I like to participate in discussions with colleagues and friends over everyday issues concerning our society. We need to respect, educate and promote our women, for besides their vital role in the family, they can make a profound contribution to the society. We need to stop paying our workers mediocre salaries that cause them to strike. The attitude that Kenyans are a supply of cheap and easy labour should be done away with. Managers should understand that if employees are paid according to the earnings of the company, there is more consumption leading to greater demand and therefore more production. Following these principles, will help us to get out of economic recession more quickly.
I will campaign and vote in the next elections as I did in 1997 where my choice then was social democracy and a lady for president. After all, who is better placed to change the people's attitude than our leaders. We need vibrant, visionary and development oriented leaders who can stir the country in to action. As of now, I support the constitutional reform lobby and I am ready to put my signature down for a people driven constitutional review process. I think we need to reduce the powers of the highest office and have a more decentralised government where institutions and policies shall be created and implemented with more involvement by the people they concern. We must have policies which are firm and specific, focusing on the pressing issues in the various ministries.

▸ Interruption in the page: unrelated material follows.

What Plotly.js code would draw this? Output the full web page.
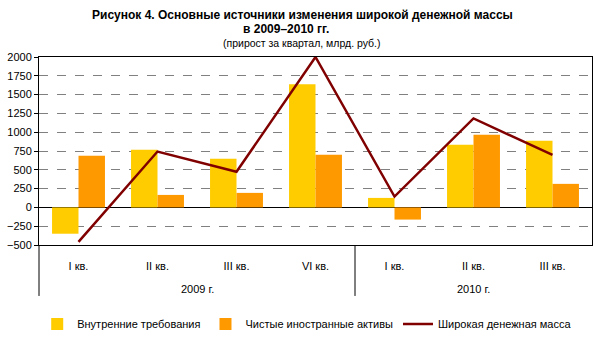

We need more transparency and accountability in public offices and in parastatals. We need proper strategies, especially in agricultural marketing, and firmer controls on import and export to protect the local market and industries. We need to push for greater international cooperation and focus more strongly on regional integration as we move towards a competitive global village.
We are all in the same boat, riding on the wave of a new millennium. There is no time to waste, the world is racing and we cannot afford to be left behind.